• **Job**
Using the data below, copy each line that includes the word "with".

• **Task data**
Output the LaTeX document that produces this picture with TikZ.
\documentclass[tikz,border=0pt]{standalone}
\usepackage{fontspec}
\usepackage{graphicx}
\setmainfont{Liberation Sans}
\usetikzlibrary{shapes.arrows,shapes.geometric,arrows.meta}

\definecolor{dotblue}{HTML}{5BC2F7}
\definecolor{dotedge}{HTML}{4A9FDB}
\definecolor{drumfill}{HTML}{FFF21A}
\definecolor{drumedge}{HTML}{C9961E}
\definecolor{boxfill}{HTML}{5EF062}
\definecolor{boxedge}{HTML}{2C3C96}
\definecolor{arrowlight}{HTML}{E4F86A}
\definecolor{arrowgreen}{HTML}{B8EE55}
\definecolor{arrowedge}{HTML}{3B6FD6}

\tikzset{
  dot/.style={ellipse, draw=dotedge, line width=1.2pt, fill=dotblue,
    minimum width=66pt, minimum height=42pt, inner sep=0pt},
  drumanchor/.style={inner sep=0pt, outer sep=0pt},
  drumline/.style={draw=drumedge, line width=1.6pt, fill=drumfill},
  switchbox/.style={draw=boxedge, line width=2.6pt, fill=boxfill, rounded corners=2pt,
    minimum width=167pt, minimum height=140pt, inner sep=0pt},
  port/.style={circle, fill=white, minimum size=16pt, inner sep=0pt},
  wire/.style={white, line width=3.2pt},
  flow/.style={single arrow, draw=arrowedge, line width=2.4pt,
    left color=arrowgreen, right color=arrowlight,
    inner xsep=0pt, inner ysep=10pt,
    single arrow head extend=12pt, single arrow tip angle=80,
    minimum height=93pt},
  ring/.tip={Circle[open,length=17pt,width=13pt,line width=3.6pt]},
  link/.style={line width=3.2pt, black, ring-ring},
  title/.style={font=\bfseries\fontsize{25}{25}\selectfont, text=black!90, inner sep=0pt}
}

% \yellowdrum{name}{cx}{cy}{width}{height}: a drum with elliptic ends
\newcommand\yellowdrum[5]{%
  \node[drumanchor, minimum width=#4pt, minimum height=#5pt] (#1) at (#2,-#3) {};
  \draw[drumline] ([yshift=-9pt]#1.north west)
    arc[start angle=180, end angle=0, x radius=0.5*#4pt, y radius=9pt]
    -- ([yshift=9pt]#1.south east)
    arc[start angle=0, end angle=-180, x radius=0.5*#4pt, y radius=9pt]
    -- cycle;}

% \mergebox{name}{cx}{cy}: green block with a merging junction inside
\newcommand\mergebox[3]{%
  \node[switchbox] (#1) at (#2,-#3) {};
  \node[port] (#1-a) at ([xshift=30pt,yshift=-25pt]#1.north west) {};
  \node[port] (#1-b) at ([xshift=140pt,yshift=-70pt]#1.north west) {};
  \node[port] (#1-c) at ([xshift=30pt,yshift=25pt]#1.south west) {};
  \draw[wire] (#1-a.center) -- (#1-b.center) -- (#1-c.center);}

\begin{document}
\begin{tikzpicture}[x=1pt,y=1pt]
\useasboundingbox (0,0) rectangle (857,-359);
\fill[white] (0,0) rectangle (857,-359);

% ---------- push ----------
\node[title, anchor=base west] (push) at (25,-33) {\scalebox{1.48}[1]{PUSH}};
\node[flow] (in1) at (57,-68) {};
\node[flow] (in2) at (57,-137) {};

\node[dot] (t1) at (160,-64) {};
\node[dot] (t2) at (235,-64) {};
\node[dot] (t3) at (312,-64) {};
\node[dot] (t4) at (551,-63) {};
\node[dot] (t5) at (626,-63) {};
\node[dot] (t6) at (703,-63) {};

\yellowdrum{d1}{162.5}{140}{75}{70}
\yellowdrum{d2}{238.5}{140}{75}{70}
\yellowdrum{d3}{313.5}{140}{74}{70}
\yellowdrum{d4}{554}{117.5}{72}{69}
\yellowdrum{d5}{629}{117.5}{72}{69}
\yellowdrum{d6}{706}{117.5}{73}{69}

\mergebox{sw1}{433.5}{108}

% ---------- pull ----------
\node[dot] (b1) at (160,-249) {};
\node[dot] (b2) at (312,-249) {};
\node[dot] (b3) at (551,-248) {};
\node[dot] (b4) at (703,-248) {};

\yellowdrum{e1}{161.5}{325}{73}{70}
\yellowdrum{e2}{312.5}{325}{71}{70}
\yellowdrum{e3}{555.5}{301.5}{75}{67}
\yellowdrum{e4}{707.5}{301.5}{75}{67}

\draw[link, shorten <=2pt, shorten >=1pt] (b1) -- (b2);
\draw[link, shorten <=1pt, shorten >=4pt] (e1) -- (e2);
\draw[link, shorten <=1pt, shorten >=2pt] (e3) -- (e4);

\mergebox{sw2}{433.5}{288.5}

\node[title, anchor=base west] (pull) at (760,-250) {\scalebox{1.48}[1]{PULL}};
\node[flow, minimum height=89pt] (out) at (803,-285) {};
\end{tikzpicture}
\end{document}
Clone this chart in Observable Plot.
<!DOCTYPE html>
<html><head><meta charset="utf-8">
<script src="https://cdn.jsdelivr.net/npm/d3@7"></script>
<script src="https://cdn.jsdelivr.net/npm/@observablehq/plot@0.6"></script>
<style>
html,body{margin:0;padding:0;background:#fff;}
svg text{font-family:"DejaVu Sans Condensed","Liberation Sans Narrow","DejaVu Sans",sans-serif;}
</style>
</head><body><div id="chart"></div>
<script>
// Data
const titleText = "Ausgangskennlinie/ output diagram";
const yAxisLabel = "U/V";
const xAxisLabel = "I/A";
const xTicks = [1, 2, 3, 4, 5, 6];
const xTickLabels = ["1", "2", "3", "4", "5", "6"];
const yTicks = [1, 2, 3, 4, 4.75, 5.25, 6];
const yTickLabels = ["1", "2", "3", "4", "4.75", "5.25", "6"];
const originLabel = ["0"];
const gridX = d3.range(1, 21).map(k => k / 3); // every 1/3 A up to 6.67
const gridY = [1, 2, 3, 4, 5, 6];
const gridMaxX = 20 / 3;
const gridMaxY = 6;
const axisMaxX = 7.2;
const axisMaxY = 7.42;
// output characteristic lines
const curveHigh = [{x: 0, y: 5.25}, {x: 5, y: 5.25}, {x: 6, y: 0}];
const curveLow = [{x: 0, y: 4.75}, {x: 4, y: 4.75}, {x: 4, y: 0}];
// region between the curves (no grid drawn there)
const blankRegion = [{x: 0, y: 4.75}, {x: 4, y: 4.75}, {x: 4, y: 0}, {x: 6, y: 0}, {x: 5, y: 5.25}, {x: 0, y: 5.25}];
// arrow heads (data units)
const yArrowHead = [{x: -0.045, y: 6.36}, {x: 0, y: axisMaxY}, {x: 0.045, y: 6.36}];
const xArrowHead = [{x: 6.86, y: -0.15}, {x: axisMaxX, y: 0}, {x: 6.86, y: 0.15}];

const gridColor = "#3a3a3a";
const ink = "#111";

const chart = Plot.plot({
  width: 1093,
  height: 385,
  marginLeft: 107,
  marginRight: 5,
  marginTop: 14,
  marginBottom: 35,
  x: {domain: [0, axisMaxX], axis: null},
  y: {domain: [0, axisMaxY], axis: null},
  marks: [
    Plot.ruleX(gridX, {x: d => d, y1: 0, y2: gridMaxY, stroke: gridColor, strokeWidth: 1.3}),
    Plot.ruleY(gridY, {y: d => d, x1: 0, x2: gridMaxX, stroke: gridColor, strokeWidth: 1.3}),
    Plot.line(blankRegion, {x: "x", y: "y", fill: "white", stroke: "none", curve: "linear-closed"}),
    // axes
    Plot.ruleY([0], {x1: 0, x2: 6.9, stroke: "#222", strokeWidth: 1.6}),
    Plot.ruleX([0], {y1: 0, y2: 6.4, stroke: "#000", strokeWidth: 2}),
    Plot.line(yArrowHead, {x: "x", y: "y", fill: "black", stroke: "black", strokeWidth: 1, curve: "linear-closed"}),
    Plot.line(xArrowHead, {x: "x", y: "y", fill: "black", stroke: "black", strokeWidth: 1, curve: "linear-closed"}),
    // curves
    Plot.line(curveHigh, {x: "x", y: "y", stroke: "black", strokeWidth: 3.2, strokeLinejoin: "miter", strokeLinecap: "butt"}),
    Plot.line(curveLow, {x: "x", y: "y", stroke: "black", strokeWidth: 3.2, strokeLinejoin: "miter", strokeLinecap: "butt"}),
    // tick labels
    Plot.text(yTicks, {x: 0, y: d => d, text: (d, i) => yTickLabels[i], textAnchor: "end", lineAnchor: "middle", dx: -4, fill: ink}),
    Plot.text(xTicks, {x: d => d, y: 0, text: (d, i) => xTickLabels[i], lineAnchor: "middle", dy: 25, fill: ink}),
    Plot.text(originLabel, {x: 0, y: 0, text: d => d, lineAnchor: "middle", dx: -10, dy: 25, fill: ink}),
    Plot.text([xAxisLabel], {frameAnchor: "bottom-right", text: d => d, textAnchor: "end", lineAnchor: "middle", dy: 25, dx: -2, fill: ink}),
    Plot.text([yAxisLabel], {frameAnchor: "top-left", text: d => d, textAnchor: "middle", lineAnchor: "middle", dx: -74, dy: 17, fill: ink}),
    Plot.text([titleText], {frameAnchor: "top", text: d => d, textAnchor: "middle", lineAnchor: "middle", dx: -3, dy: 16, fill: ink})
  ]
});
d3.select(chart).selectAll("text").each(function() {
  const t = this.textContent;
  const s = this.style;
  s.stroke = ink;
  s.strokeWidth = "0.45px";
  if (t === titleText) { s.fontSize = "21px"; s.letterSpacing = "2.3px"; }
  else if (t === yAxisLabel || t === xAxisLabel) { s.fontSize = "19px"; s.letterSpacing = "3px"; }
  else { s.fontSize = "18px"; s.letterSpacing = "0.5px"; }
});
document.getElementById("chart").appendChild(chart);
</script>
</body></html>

• **Complete answer**
Output the LaTeX document that produces this picture with TikZ.
% \yellowdrum{name}{cx}{cy}{width}{height}: a drum with elliptic ends
% \mergebox{name}{cx}{cy}: green block with a merging junction inside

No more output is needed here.